--- Aim of the task ---
Print, word for word, every line from the beginning of the listing up to and including the line with "['1990', '1996', '2003', '2009', '2016', '2023'];". Pictures are to be excluded.

BEGIN Data listing

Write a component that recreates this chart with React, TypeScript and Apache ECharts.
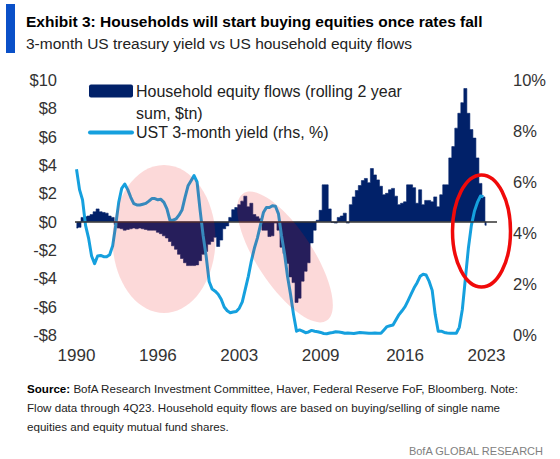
import React, { useEffect, useRef } from 'react';
import * as echarts from 'echarts';

// Quarterly categories (140 slots; data occupies the first 137)
const quarters: string[] = [];
for (let y = 1990; y < 2025; y++) {
  for (let q = 1; q <= 4; q++) quarters.push(`${y}Q${q}`);
}

const xTickIndex = [0, 27, 54, 81, 109, 136];
const xTickLabels = ['1990', '1996', '2003', '2009', '2016', '2023'];

// Household equity flows (rolling 2 year sum, $tn)
const flows = [
  -0.45, -0.4, 0.3, 0.35, 0.4, 0.5, 0.7, 0.9, 0.7, 0.65,
  0.6, 0.4, 0.3, -0.2, -0.45, -0.5, -0.6, -0.55, -0.5, -0.45,
  -0.5, -0.45, -0.5, -0.55, -0.6, -0.6, -0.6, -0.75, -0.85, -1.0,
  -1.15, -1.4, -1.7, -1.95, -2.3, -2.6, -2.9, -3.1, -3.1, -3.1,
  -3.05, -2.75, -2.3, -2.1, -1.6, -1.4, -1.1, -1.75, -1.3, -0.5,
  -0.3, 0.3, 0.85, 1.0, 1.2, 1.45, 1.8, 1.05, 1.3, 0.5,
  0.35, 0.2, -0.6, -0.6, -1.05, -1.0, -0.1, -0.6, -1.8, -2.25,
  -2.95, -3.9, -4.3, -5.7, -5.4, -4.2, -3.5, -2.9, -1.5, -0.6,
  0.1, 0.8, 2.6, 2.6, 0.9, -0.05, -0.1, 0.3, 0.4, 0.6,
  -0.1, 1.2, 1.75, 2.2, 2.55, 2.9, 3.05, 2.75, 3.75, 3.3,
  2.95, 2.5, 1.9, 2.0, 2.25, 2.35, 1.8, 1.2, 1.3, 1.4,
  2.6, 2.6, 2.4, 1.3, 2.25, 1.2, 1.5, 1.5, 1.4, 1.75,
  1.05, 1.9, 2.6, 2.6, 4.5, 5.3, 6.6, 7.65, 8.4, 9.4,
  7.65, 6.5, 5.9, 4.5, 2.7, 1.75, -0.25,
];

// UST 3-month yield (%)
const rates = [
  6.5, 5.7, 5.3, 4.3, 3.8, 3.1, 2.8, 3.1, 3.12, 3.07,
  3.07, 3.15, 3.5, 4.3, 5.2, 5.75, 5.92, 5.7, 5.4, 5.15,
  5.1, 5.1, 5.13, 5.16, 5.25, 5.35, 5.35, 5.3, 5.32, 5.2,
  4.95, 4.5, 4.5, 4.55, 4.7, 4.9, 5.4, 5.85, 6.05, 6.25,
  6.0, 4.9, 3.9, 3.1, 2.1, 1.8, 1.72, 1.6, 1.4, 1.1,
  0.95, 0.87, 0.9, 0.92, 1.05, 1.3, 1.8, 2.3, 2.9, 3.4,
  3.8, 4.3, 4.8, 5.0, 5.0, 5.07, 5.05, 4.75, 3.9, 3.2,
  2.3, 1.6, 0.8, 0.15, 0.2, 0.15, 0.09, 0.12, 0.18, 0.15,
  0.13, 0.1, 0.06, 0.05, 0.08, 0.1, 0.13, 0.12, 0.1, 0.07,
  0.08, 0.07, 0.06, 0.08, 0.1, 0.09, 0.08, 0.07, 0.07, 0.08,
  0.07, 0.07, 0.2, 0.33, 0.36, 0.39, 0.6, 0.8, 0.95, 1.11,
  1.35, 1.6, 1.85, 2.05, 2.3, 2.38, 2.35, 2.1, 1.75, 0.8,
  0.15, 0.15, 0.1, 0.08, 0.07, 0.07, 0.07, 0.3, 1.0, 2.2,
  3.4, 4.3, 4.85, 5.2, 5.45, 5.42,
];

const NAVY = '#012169';
const LIGHT = '#15A0DE';
const FONT = '"Liberation Sans", Arial, sans-serif';
const PINK = 'rgba(238, 20, 20, 0.16)';

export default function App() {
  const ref = useRef<HTMLDivElement>(null);

  useEffect(() => {
    document.body.style.margin = '0';
    if (!ref.current) return;
    const chart = echarts.init(ref.current, null, { renderer: 'svg' });

    const option: any = {
      animation: false,
      backgroundColor: '#ffffff',
      title: {
        text: 'Exhibit 3: Households will start buying equities once rates fall',
        subtext: '3-month US treasury yield vs US household equity flows',
        left: 26,
        top: 11,
        padding: 0,
        itemGap: 2,
        textStyle: { fontFamily: FONT, fontSize: 15.5, fontWeight: 'bold', color: '#000', lineHeight: 20 },
        subtextStyle: { fontFamily: FONT, fontSize: 15.5, color: '#222', lineHeight: 20 },
      },
      grid: { left: 75, right: 63, top: 80, bottom: 124, containLabel: false },
      xAxis: {
        type: 'category',
        data: quarters,
        boundaryGap: true,
        axisLine: { show: false },
        axisTick: { show: false },
        splitLine: { show: false },
        axisLabel: {
          interval: (index: number) => xTickIndex.indexOf(index) >= 0,
          formatter: (_v: string, index: number) => {
            const k = xTickIndex.indexOf(index);
            return k >= 0 ? xTickLabels[k] : '';
          },
          margin: 12,
          fontFamily: FONT,
          fontSize: 17,
          color: '#333',
        },
      },
      yAxis: [
        {
          type: 'value',
          position: 'left',
          min: -8,
          max: 10,
          interval: 2,
          axisLine: { show: false },
          axisTick: { show: false },
          splitLine: { show: false },
          axisLabel: {
            formatter: (v: number) => (v < 0 ? '-$' + Math.abs(v) : '$' + v),
            margin: 18,
            fontFamily: FONT,
            fontSize: 16.5,
            color: '#333',
          },
        },
        {
          type: 'value',
          position: 'right',
          min: 0,
          max: 10,
          interval: 2,
          axisLine: { show: false },
          axisTick: { show: false },
          splitLine: { show: false },
          axisLabel: {
            formatter: (v: number) => v + '%',
            margin: 16,
            fontFamily: FONT,
            fontSize: 16.5,
            color: '#333',
          },
        },
      ],
      series: [
        {
          name: 'Household equity flows (rolling 2 year sum, $tn)',
          type: 'line',
          step: 'middle',
          yAxisIndex: 0,
          data: flows,
          symbol: 'none',
          showSymbol: false,
          silent: true,
          lineStyle: { width: 0.6, color: NAVY },
          areaStyle: { color: NAVY, opacity: 1, origin: 'auto' },
          z: 2,
          markLine: {
            silent: true,
            symbol: ['none', 'none'],
            label: { show: false },
            lineStyle: { color: '#333', width: 1.5, type: 'solid' },
            data: [{ yAxis: 0 }],
          },
        },
        {
          name: 'UST 3-month yield (rhs, %)',
          type: 'line',
          yAxisIndex: 1,
          data: rates,
          symbol: 'none',
          showSymbol: false,
          silent: true,
          lineStyle: { color: LIGHT, width: 3, join: 'round' },
          z: 3,
        },
      ],
      graphic: [
        { type: 'rect', shape: { x: 6, y: 4, width: 9, height: 49 }, style: { fill: '#0A50C8' } },
        // legend
        { type: 'rect', shape: { x: 89, y: 84.5, width: 44, height: 13, r: 2 }, style: { fill: NAVY } },
        {
          type: 'text', x: 136, y: 91,
          style: { text: 'Household equity flows (rolling 2 year', fontFamily: FONT, fontSize: 16, fill: '#222', verticalAlign: 'middle' },
        },
        {
          type: 'text', x: 136, y: 113,
          style: { text: 'sum, $tn)', fontFamily: FONT, fontSize: 16, fill: '#222', verticalAlign: 'middle' },
        },
        {
          type: 'line', shape: { x1: 90, y1: 132.5, x2: 132, y2: 132.5 },
          style: { stroke: LIGHT, lineWidth: 4, lineCap: 'round' },
        },
        {
          type: 'text', x: 136, y: 132.5,
          style: { text: 'UST 3-month yield (rhs, %)', fontFamily: FONT, fontSize: 16, fill: '#222', verticalAlign: 'middle' },
        },
        // highlight ellipses
        { type: 'ellipse', z: 10, shape: { cx: 164, cy: 239, rx: 51.5, ry: 74 }, style: { fill: PINK } },
        {
          type: 'ellipse', z: 10, x: 285, y: 257, rotation: -56.7 * Math.PI / 180,
          shape: { cx: 0, cy: 0, rx: 76, ry: 28 }, style: { fill: PINK },
        },
        {
          type: 'ellipse', z: 11, shape: { cx: 481.5, cy: 231, rx: 29, ry: 56 },
          style: { fill: 'none', stroke: '#F00A0A', lineWidth: 3.5 },
        },
        // footer
        {
          type: 'text', x: 27, y: 388,
          style: {
            text: '{b|Source:} BofA Research Investment Committee, Haver, Federal Reserve FoF, Bloomberg. Note:',
            fontFamily: FONT, fontSize: 11.6, fill: '#222', verticalAlign: 'middle',
            rich: { b: { fontFamily: FONT, fontSize: 11.6, fontWeight: 'bold', fill: '#000' } },
          },
        },
        {
          type: 'text', x: 27, y: 407,
          style: {
            text: 'Flow data through 4Q23. Household equity flows are based on buying/selling of single name',
            fontFamily: FONT, fontSize: 11.6, fill: '#222', verticalAlign: 'middle',
          },
        },
        {
          type: 'text', x: 27, y: 426,
          style: {
            text: 'equities and equity mutual fund shares.',
            fontFamily: FONT, fontSize: 11.6, fill: '#222', verticalAlign: 'middle',
          },
        },
        {
          type: 'text', x: 543, y: 451,
          style: {
            text: 'BofA GLOBAL RESEARCH',
            fontFamily: FONT, fontSize: 11, fill: '#808080', verticalAlign: 'middle', align: 'right',
          },
        },
      ],
    };

    chart.setOption(option);
    return () => chart.dispose();
  }, []);

  return <div ref={ref} style={{ width: 560, height: 459 }} />;
}
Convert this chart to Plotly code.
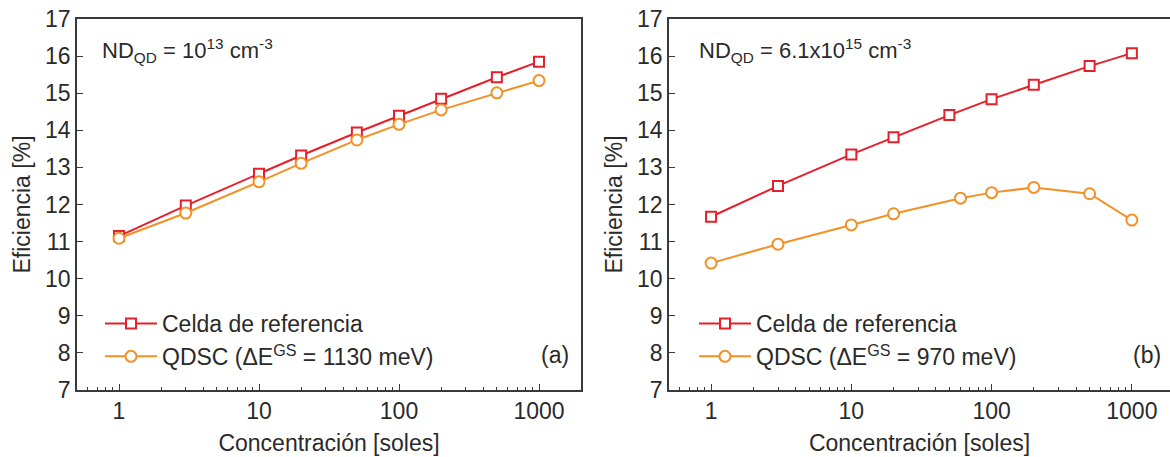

END Data listing

--- Result ---
Write a component that recreates this chart with React, TypeScript and Apache ECharts.
import React, { useEffect, useRef } from 'react';
import * as echarts from 'echarts';

// Quarterly categories (140 slots; data occupies the first 137)
const quarters: string[] = [];
for (let y = 1990; y < 2025; y++) {
  for (let q = 1; q <= 4; q++) quarters.push(`${y}Q${q}`);
}

const xTickIndex = [0, 27, 54, 81, 109, 136];
const xTickLabels = ['1990', '1996', '2003', '2009', '2016', '2023'];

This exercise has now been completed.